- _Goal_: Start at the line containing "Write a Python", stop at the line containing "46.3, 40.5, 37.2]", and please reproduce every line in between, both ends included, without pictures.

_ _ _

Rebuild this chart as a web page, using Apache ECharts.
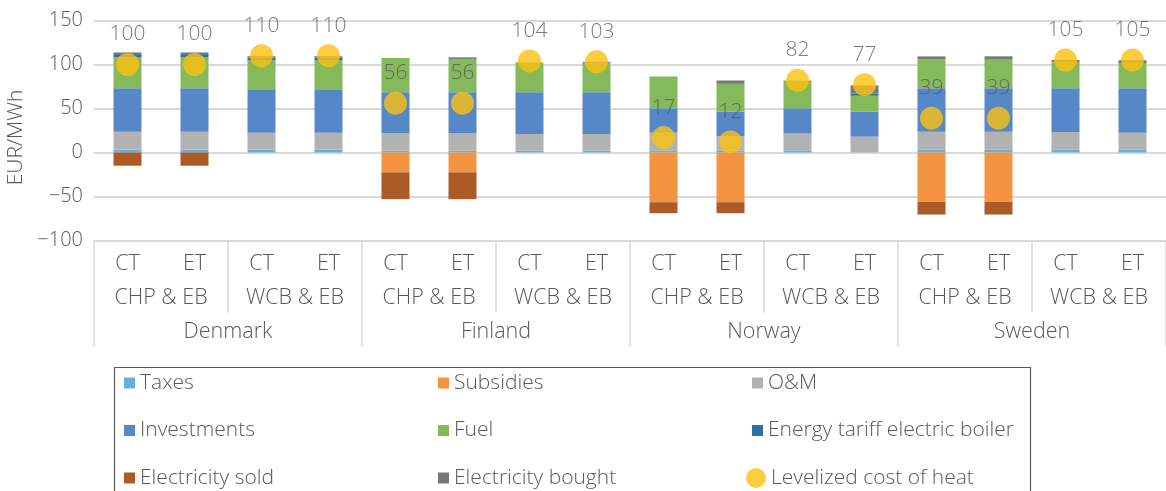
<!DOCTYPE html>
<html>
<head>
<meta charset="utf-8">
<script src="https://cdn.jsdelivr.net/npm/echarts@6/dist/echarts.min.js"></script>
<style>html,body{margin:0;padding:0;background:#fff;}#c{width:1166px;height:491px;}</style>
</head>
<body>
<div id="c"></div>
<script>
// Tick / category labels
var countries = ['Denmark', 'Finland', 'Norway', 'Sweden'];
var plants = ['CHP & EB', 'WCB & EB'];
var tariffs = ['CT', 'ET'];

// Series values (EUR/MWh), order: DK CHP CT, DK CHP ET, DK WCB CT, DK WCB ET, FI..., NO..., SE...
var taxes       = [3.5, 3.5, 3.5, 3.5,   2, 2, 2, 2,            2.5, 2.5, 2.5, 0,      3, 3, 3, 3];
var subsidies   = [0, 0, 0, 0,           -22.5, -22.5, 0, 0,    -56.5, -56.5, 0, 0,    -56, -56, 0, 0];
var om          = [20, 20, 19, 19,       19.5, 19.5, 19, 19,    20, 16, 19, 18,        20.6, 20.6, 20.3, 19.5];
var investments = [49.5, 49.5, 49.5, 49.5, 47, 47, 47.5, 47.5, 27.7, 28, 28.7, 28.5,  49.4, 49.4, 49.7, 50.5];
var fuel        = [35, 35, 32.5, 32.5,   39, 37.8, 34, 33.5,    36.2, 31.5, 31.6, 18,  32.8, 32.6, 29.7, 27.9];
var tariffEB    = [3.8, 3.8, 3.4, 3.4,   0, 0, 0, 0,            0, 0, 0, 2.3,          0, 0.5, 1, 0.5];
var elSold      = [-15, -15, 0, 0,       -30.5, -30.5, 0, 0,    -12.5, -12.5, 0, 0,    -14.5, -14.5, 0, 0];
var elBought    = [1.9, 1.9, 1.5, 1.5,   0, 1.8, 0, 1,          0, 3.8, 0, 9.5,        3.4, 3.2, 1.5, 3.5];
var lcoh        = [100, 100, 110, 110,   56, 56, 104, 103,      17, 12, 82, 77,        39, 39, 105, 105];

var SEP = '|';
var cat16 = [], cat8 = [];
countries.forEach(function (c) {
  plants.forEach(function (p) {
    cat8.push(c + SEP + p);
    tariffs.forEach(function (t) { cat16.push(c + SEP + p + SEP + t); });
  });
});
function lastPart(v) { var a = String(v).split(SEP); return a[a.length - 1]; }

var FONT = '"Open Sans", Roboto, sans-serif';
var FW = 300;
var TXT = '#595959';
var GRIDC = '#d9d9d9';
var AXF = 21.5;

var colors = {
  'Taxes': '#6AAEE0',
  'Subsidies': '#F29441',
  'O&M': '#B2B2B2',
  'Investments': '#5687C6',
  'Fuel': '#84BA5B',
  'Energy tariff electric boiler': '#2A72A6',
  'Electricity sold': '#AD5B26',
  'Electricity bought': '#787878',
  'Levelized cost of heat': '#FDC010'
};

function bar(name, data) {
  return {
    name: name, type: 'bar', stack: 'total', data: data,
    barWidth: 28, xAxisIndex: 0,
    itemStyle: { color: colors[name] },
    emphasis: { disabled: true }
  };
}

var legendText = { fontSize: 21, color: TXT, fontFamily: FONT, fontWeight: FW, lineHeight: 22 };
function legendCol(left, top, data, size, icon) {
  return {
    orient: 'vertical', left: left, top: top, data: data,
    itemWidth: size, itemHeight: size, itemGap: 25.5, icon: icon,
    textStyle: legendText, selectedMode: false, padding: 0
  };
}

var chart = echarts.init(document.getElementById('c'), null, { renderer: 'canvas' });
chart.setOption({
  animation: false,
  backgroundColor: '#fff',
  grid: { left: 94, right: 0, top: 20.5, bottom: 250.5, containLabel: false, outerBoundsMode: 'none' },
  yAxis: {
    type: 'value', min: -100, max: 150, interval: 50,
    name: 'EUR/MWh', nameLocation: 'middle', nameGap: 66, nameRotate: 90,
    nameTextStyle: { fontSize: 21, color: TXT, fontFamily: FONT, fontWeight: FW, padding: [0, 14, 0, 0] },
    axisLine: { show: false }, axisTick: { show: false },
    axisLabel: {
      fontSize: 20, color: TXT, fontFamily: FONT, fontWeight: FW, margin: 11,
      formatter: function (v) { return v < 0 ? '\u2212' + Math.abs(v) : String(v); }
    },
    splitLine: { lineStyle: { color: GRIDC, width: 2 } }
  },
  xAxis: [
    {
      type: 'category', data: cat16, position: 'bottom',
      axisLine: { show: false, onZero: false }, axisTick: { show: false },
      axisLabel: { interval: 0, margin: 12, fontSize: AXF, color: TXT, fontFamily: FONT, fontWeight: FW, formatter: lastPart }
    },
    {
      type: 'category', data: cat8, position: 'bottom',
      axisLine: { show: false, onZero: false },
      axisTick: { show: true, interval: 0, length: 72, lineStyle: { color: GRIDC, width: 1.5 } },
      axisLabel: { interval: 0, margin: 46, fontSize: AXF, color: TXT, fontFamily: FONT, fontWeight: FW, formatter: lastPart }
    },
    {
      type: 'category', data: countries, position: 'bottom',
      axisLine: { show: false, onZero: false },
      axisTick: { show: true, interval: 0, length: 106, lineStyle: { color: GRIDC, width: 1.5 } },
      axisLabel: { interval: 0, margin: 80, fontSize: AXF, color: TXT, fontFamily: FONT, fontWeight: FW }
    }
  ],
  legend: [
    legendCol(124, 372, ['Taxes', 'Investments', 'Electricity sold'], 11, 'rect'),
    legendCol(438, 372, ['Subsidies', 'Fuel', 'Electricity bought'], 11, 'rect'),
    legendCol(752, 372, ['O&M', 'Energy tariff electric boiler'], 11, 'rect'),
    legendCol(746, 467, ['Levelized cost of heat'], 20, 'circle')
  ],
  graphic: [{
    type: 'rect', left: 112, top: 365, silent: true,
    shape: { width: 916, height: 140 },
    style: { fill: 'none', stroke: '#595959', lineWidth: 1.2 }
  }],
  series: [
    bar('Taxes', taxes),
    bar('Subsidies', subsidies),
    bar('O&M', om),
    bar('Investments', investments),
    bar('Fuel', fuel),
    bar('Energy tariff electric boiler', tariffEB),
    bar('Electricity sold', elSold),
    bar('Electricity bought', elBought),
    {
      name: 'Levelized cost of heat', type: 'scatter', xAxisIndex: 0, data: lcoh,
      symbol: 'circle', symbolSize: 23, z: 5,
      itemStyle: { color: colors['Levelized cost of heat'] },
      label: { show: true, position: 'top', distance: 8, fontSize: 21, color: TXT, fontFamily: FONT, fontWeight: FW },
      emphasis: { disabled: true }
    }
  ]
});
</script>
</body>
</html>
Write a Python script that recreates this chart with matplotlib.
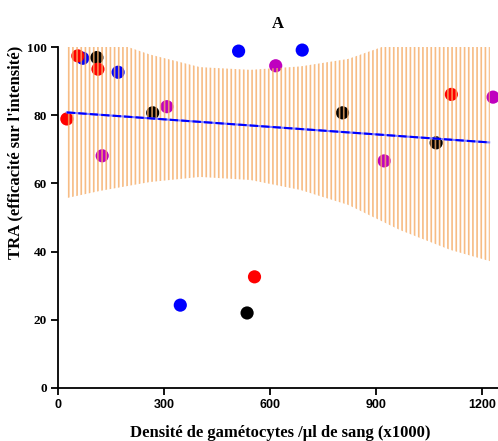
import numpy as np
import matplotlib.pyplot as plt

# ------ points par groupe (x = densité, y = TRA)
blue_x = [70, 170, 511, 691, 346]
blue_y = [96.7, 92.6, 98.8, 99.1, 24.3]
black_x = [110, 268, 805, 1070, 535]
black_y = [96.9, 80.7, 80.7, 71.9, 22.0]
purple_x = [125, 308, 616, 923, 1231]
purple_y = [68.1, 82.5, 94.5, 66.6, 85.3]
red_x = [25, 56, 113, 1113, 556]
red_y = [78.9, 97.4, 93.5, 86.1, 32.6]

# ------ droite de régression et bande de confiance
fit_x = [25, 1220]
fit_intercept = 81.0
fit_slope = -0.00736
band_x = [25, 119, 260, 402, 544, 685, 821, 968, 1110, 1222]
band_upper = [106.3, 102.8, 97.8, 94.1, 93.3, 94.3, 96.5, 101.9, 105.7, 107.2]
band_lower = [55.7, 57.8, 60.4, 61.9, 61.0, 58.1, 53.7, 46.3, 40.5, 37.2]

x_ticks = [0, 300, 600, 900, 1200]
y_ticks = [0, 20, 40, 60, 80, 100]

serif = 'Liberation Serif'
sans = 'Liberation Sans'
plt.rcParams['hatch.linewidth'] = 1.2

fig = plt.figure(figsize=(4.98, 4.41), dpi=100)
ax = fig.add_axes([0.1165, 0.1202, 0.8835, 0.7732])

for xs, ys, c in [(blue_x, blue_y, '#0000FF'), (black_x, black_y, '#000000'),
                  (purple_x, purple_y, '#BF00BF'), (red_x, red_y, '#FF0000')]:
    ax.scatter(xs, ys, s=90, color=c, edgecolors='none', zorder=2, clip_on=False)

ax.fill_between(band_x, band_lower, band_upper, facecolor='none',
                edgecolor=(0.96, 0.67, 0.40, 0.8), hatch='||||', linewidth=0, zorder=3)

fx = np.array(fit_x)
fy = fit_intercept + fit_slope * fx
ax.plot(fx, fy, color='#8080FF', lw=1.5, zorder=4)
ax.plot(fx, fy, color='#0000FF', lw=1.5, dashes=(4, 1.5), zorder=5)

ax.set_xlim(0, 1245)
ax.set_ylim(0, 100)
ax.set_xticks(x_ticks)
ax.set_yticks(y_ticks)
for lab in ax.get_xticklabels():
    lab.set_fontfamily(sans)
    lab.set_fontweight('bold')
    lab.set_fontsize(9)
for lab in ax.get_yticklabels():
    lab.set_fontfamily(serif)
    lab.set_fontweight('bold')
    lab.set_fontsize(9.5)
ax.tick_params(direction='out', length=5, width=1.3, pad=3)

for s in ['top', 'right']:
    ax.spines[s].set_visible(False)
for s in ['left', 'bottom']:
    ax.spines[s].set_linewidth(1.3)

ax.set_xlabel("Densité de gamétocytes /µl de sang (x1000)", fontfamily=serif,
              fontweight='bold', fontsize=12)
ax.xaxis.set_label_coords(0.505, -0.108)
ax.set_ylabel("TRA (efficacité sur l'intensité)", fontfamily=serif,
              fontweight='bold', fontsize=12)
ax.yaxis.set_label_coords(-0.078, 0.69)
ax.set_title("A", fontfamily=serif, fontweight='bold', fontsize=12, pad=14)

fig.savefig('out.png', dpi=100)
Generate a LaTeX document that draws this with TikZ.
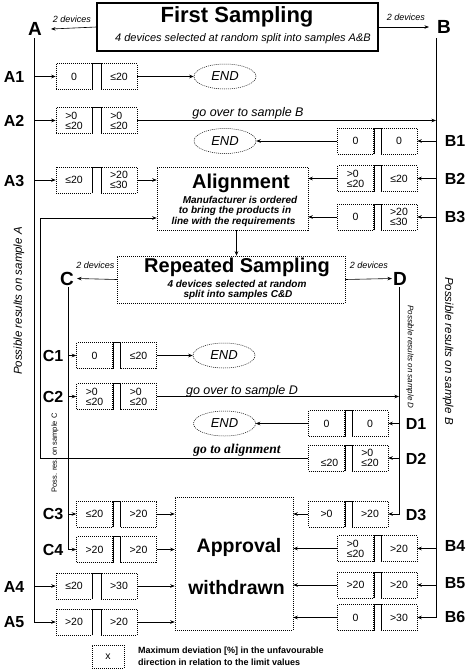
\documentclass[tikz,border=0pt]{standalone}
\usepackage{fontspec}
\setmainfont{Liberation Sans}
\newfontfamily\serifface{Liberation Serif}
\usetikzlibrary{arrows.meta,shapes.geometric}
\newcommand{\fsz}[1]{\fontsize{#1}{#1}\selectfont}
\newcommand{\pairrow}[6]{%
  \node[valbox] (#1l) at (#2,#4) {#5};
  \node[valbox] (#1r) at (#3,#4) {#6};
  \draw[line width=0.4pt] (#1l.south east) -- (#1l.north east) -- (#1r.north west) -- (#1r.south west);
}
\begin{document}
\begin{tikzpicture}[x=1pt,y=-1pt,
  >={Stealth[length=4.5pt,width=3.5pt]},
  conn/.style={line width=0.6pt,->},
  valbox/.style={draw,line width=0.5pt,dash pattern=on 1pt off 1pt,minimum width=36pt,minimum height=26pt,inner sep=1pt,align=left,font=\fontsize{10.5}{10}\selectfont},
  endnode/.style={ellipse,draw,line width=0.5pt,dash pattern=on 1pt off 1pt,minimum width=62pt,minimum height=25pt,inner sep=0pt,font=\fsz{13}\itshape},
  bigbox/.style={draw,line width=0.5pt,dash pattern=on 1pt off 1pt,inner sep=0pt},
  rowlab/.style={font=\fsz{16}\bfseries,inner sep=0pt},
  letlab/.style={font=\fsz{19}\bfseries,inner sep=0pt},
  devs/.style={font=\fsz{9}\itshape,inner sep=0pt,anchor=base},
  headt/.style={font=\fsz{20}\bfseries,inner sep=0pt,anchor=base},
  subt/.style={font=\fsz{10}\bfseries\itshape,inner sep=0pt,anchor=base},
  linet/.style={font=\fsz{12.5}\itshape,inner sep=0pt,anchor=base},
  legt/.style={font=\fsz{9}\bfseries,inner sep=0pt,anchor=base west}
]
\useasboundingbox (0,0) rectangle (469,670);

% ---------- First sampling ----------
\node[draw,line width=1.2pt,minimum width=281pt,minimum height=48pt,inner sep=0pt] (fs) at (237.5,27) {};
\node[font=\fsz{22}\bfseries,inner sep=0pt,anchor=base] (fst) at (237,22) {First Sampling};
\node[font=\fsz{11}\itshape,inner sep=0pt,anchor=base] (fss) at (243,41) {4 devices selected at random split into samples A\&B};
\node[letlab] (Alab) at (35,29) {A};
\node[letlab] (Blab) at (444,27) {B};
\draw[conn] (fs.west) -- ([xshift=9pt]Alab.east);
\draw[conn] (fs.east) -- ([xshift=-8pt]Blab.west);
\node[devs] (dA) at (72,22) {2 devices};
\node[devs] (dB) at (406,20) {2 devices};
\coordinate (Atop) at (34,38);
\coordinate (Btop) at (436,38);

% ---------- rows A / B upper ----------
\pairrow{A1}{74}{119}{76.5}{0}{≤20}
\pairrow{A2}{74}{119}{120.5}{>0\\≤20}{>0\\≤20}
\pairrow{A3}{74}{119}{180}{≤20}{>20\\≤30}
\pairrow{B1}{355.5}{399}{141}{0}{0}
\pairrow{B2}{355.5}{399}{178.5}{>0\\≤20}{≤20}
\pairrow{B3}{355.5}{399}{217}{0}{>20\\≤30}

\node[rowlab] (lA1) at (14,76.5) {A1};
\node[rowlab] (lA2) at (14,120.5) {A2};
\node[rowlab] (lA3) at (14,181) {A3};
\node[rowlab] (lB1) at (455,141) {B1};
\node[rowlab] (lB2) at (455,178.5) {B2};
\node[rowlab] (lB3) at (455,217) {B3};

\node[endnode] (e1) at (225,76.5) {END};
\node[endnode] (e2) at (225,141) {END};

% alignment
\node[bigbox,minimum width=151pt,minimum height=63pt] (al) at (232.5,198.5) {};
\node[headt] (alt) at (241,188) {Alignment};
\node[subt] (al1) at (240,203) {Manufacturer is ordered};
\node[subt] (al2) at (235,213.5) {to bring the products in};
\node[subt] (al3) at (233.5,224) {line with the requirements};

\draw[conn] (A1l.west -| Atop) -- (A1l.west);
\draw[conn] (A2l.west -| Atop) -- (A2l.west);
\draw[conn] (A3l.west -| Atop) -- (A3l.west);
\draw[conn] (A1r.east) -- (e1.west);
\draw[conn] (A2r.east) -- (A2r.east -| Btop);
\node[linet] (gB) at (248,116.5) {go over to sample B};
\draw[conn] (A3r.east) -- (A3r.east -| al.west);

\draw[conn] (B1r.east -| Btop) -- (B1r.east);
\draw[conn] (B2r.east -| Btop) -- (B2r.east);
\draw[conn] (B3r.east -| Btop) -- (B3r.east);
\draw[conn] (B1l.west) -- (e2.east);
\draw[conn] (B2l.west) -- (B2l.west -| al.east);
\draw[conn] (B3l.west) -- (B3l.west -| al.east);

% ---------- repeated sampling ----------
\node[bigbox,minimum width=228pt,minimum height=47pt] (rs) at (231,279.5) {};
\node[headt] (rst) at (237,272) {Repeated Sampling};
\node[subt] (rs1) at (237,287) {4 devices selected at random};
\node[subt] (rs2) at (238,297.5) {split into samples C\&D};
\draw[conn] ([xshift=4pt]al.south) -- ([xshift=4pt]al.south |- rs.north);
\node[letlab] (Clab) at (67,278.5) {C};
\node[letlab] (Dlab) at (400,278.5) {D};
\draw[conn] (rs.west) -- ([xshift=3pt]Clab.east);
\draw[conn] (rs.east) -- ([xshift=-1pt]Dlab.west);
\node[devs] (dC) at (95.5,268) {2 devices};
\node[devs] (dD) at (369,268) {2 devices};
\coordinate (Ctop) at (68,287);
\coordinate (Dtop) at (399,287);

% ---------- rows C / D ----------
\pairrow{C1}{94.5}{138.5}{355.5}{0}{≤20}
\pairrow{C2}{94.5}{138.5}{396.5}{>0\\≤20}{>0\\≤20}
\pairrow{C3}{94.5}{138.5}{514}{≤20}{>20}
\pairrow{C4}{94.5}{138.5}{549.5}{>20}{>20}
\pairrow{D1}{326.5}{370}{423.5}{0}{0}
\pairrow{D2}{326.5}{370}{458}{\phantom{>0}\\\hspace*{6pt}≤20}{>0\\≤20}
\pairrow{D3}{326.5}{370}{514}{>0}{>20}

\node[rowlab] (lC1) at (53,355.5) {C1};
\node[rowlab] (lC2) at (53,397) {C2};
\node[rowlab] (lC3) at (53,514) {C3};
\node[rowlab] (lC4) at (53,550) {C4};
\node[rowlab] (lD1) at (416,423.5) {D1};
\node[rowlab] (lD2) at (416,459) {D2};
\node[rowlab] (lD3) at (416,515) {D3};

\node[endnode] (e3) at (224,355.5) {END};
\node[endnode] (e4) at (224.5,423.5) {END};

% approval withdrawn
\node[bigbox,minimum width=118pt,minimum height=133pt] (ap) at (234,563.5) {};
\node[font=\fsz{19.5}\bfseries,inner sep=0pt,anchor=base] (apt1) at (239,552) {Approval};
\node[font=\fsz{19.5}\bfseries,inner sep=0pt,anchor=base] (apt2) at (236.5,594) {withdrawn};

\draw[conn] (C1l.west -| Ctop) -- (C1l.west);
\draw[conn] (C2l.west -| Ctop) -- (C2l.west);
\draw[conn] (C3l.west -| Ctop) -- (C3l.west);
\draw[conn] (Ctop) |- (C4l.west);
\draw[conn] (C1r.east) -- (e3.west);
\draw[conn] (C2r.east) -- (C2r.east -| Dtop);
\node[linet] (gD) at (242,394.5) {go over to sample D};
\draw[conn] (C3r.east) -- (C3r.east -| ap.west);
\draw[conn] (C4r.east) -- (C4r.east -| ap.west);

\draw[conn] (D1r.east -| Dtop) -- (D1r.east);
\draw[conn] (D2r.east -| Dtop) -- (D2r.east);
\draw[conn] (Dtop) |- (D3r.east);
\draw[conn] (D1l.west) -- (e4.east);
\draw[conn] (D3l.west) -- (D3l.west -| ap.east);

% go to alignment
\coordinate (gcorner) at (40,218);
\draw[line width=0.8pt,->] (D2l.west) -| (gcorner) -- (gcorner -| al.west);
\node[font=\fsz{13.5}\serifface\bfseries\itshape,inner sep=0pt,anchor=base] (gA) at (237,453) {go to alignment};

% ---------- lower A / B rows ----------
\pairrow{A4}{74}{119}{586}{≤20}{>30}
\pairrow{A5}{74}{119}{622}{>20}{>20}
\pairrow{B4}{355.5}{399}{548.5}{>0\\≤20}{>20}
\pairrow{B5}{355.5}{399}{585}{>20}{>20}
\pairrow{B6}{355.5}{399}{617.5}{0}{>30}

\node[rowlab] (lA4) at (14,587) {A4};
\node[rowlab] (lA5) at (14,622) {A5};
\node[rowlab] (lB4) at (455,546) {B4};
\node[rowlab] (lB5) at (455,583) {B5};
\node[rowlab] (lB6) at (455,617) {B6};

\draw[conn] (A4l.west -| Atop) -- (A4l.west);
\draw[conn] (Atop) |- (A5l.west);
\draw[conn] (A4r.east) -- (A4r.east -| ap.west);
\draw[conn] (A5r.east) -- (A5r.east -| ap.west);

\draw[conn] (B4r.east -| Btop) -- (B4r.east);
\draw[conn] (B5r.east -| Btop) -- (B5r.east);
\draw[conn] (Btop) |- (B6r.east);
\draw[conn] (B4l.west) -- (B4l.west -| ap.east);
\draw[conn] (B5l.west) -- (B5l.west -| ap.east);
\draw[conn] (B6l.west) -- (B6l.west -| ap.east);

% ---------- side texts ----------
\node[rotate=90,font=\fsz{11.5}\itshape,inner sep=0pt] (pA) at (19,301) {Possible results on sample A};
\node[rotate=-90,font=\fsz{11.5}\itshape,inner sep=0pt] (pB) at (448,351) {Possible results on sample B};
\node[rotate=-90,font=\fsz{8}\itshape,inner sep=0pt] (pD) at (410,357) {Possible results on sample D};
\node[rotate=90,font=\fsz{7.5},inner sep=0pt] (pC) at (55,453) {Poss. res. on sample C};

% ---------- legend ----------
\node[valbox,minimum width=32pt,minimum height=23pt,align=center] (lg) at (108,656.5) {x};
\node[legt] (lg1) at (138,653.5) {Maximum deviation [\%] in the unfavourable};
\node[legt] (lg2) at (138,665.5) {direction in relation to the limit values};
\end{tikzpicture}
\end{document}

_ _ _

- _Finished exercise_:
Write a Python script that recreates this chart with matplotlib.
import numpy as np
import matplotlib.pyplot as plt

# ------ points par groupe (x = densité, y = TRA)
blue_x = [70, 170, 511, 691, 346]
blue_y = [96.7, 92.6, 98.8, 99.1, 24.3]
black_x = [110, 268, 805, 1070, 535]
black_y = [96.9, 80.7, 80.7, 71.9, 22.0]
purple_x = [125, 308, 616, 923, 1231]
purple_y = [68.1, 82.5, 94.5, 66.6, 85.3]
red_x = [25, 56, 113, 1113, 556]
red_y = [78.9, 97.4, 93.5, 86.1, 32.6]

# ------ droite de régression et bande de confiance
fit_x = [25, 1220]
fit_intercept = 81.0
fit_slope = -0.00736
band_x = [25, 119, 260, 402, 544, 685, 821, 968, 1110, 1222]
band_upper = [106.3, 102.8, 97.8, 94.1, 93.3, 94.3, 96.5, 101.9, 105.7, 107.2]
band_lower = [55.7, 57.8, 60.4, 61.9, 61.0, 58.1, 53.7, 46.3, 40.5, 37.2]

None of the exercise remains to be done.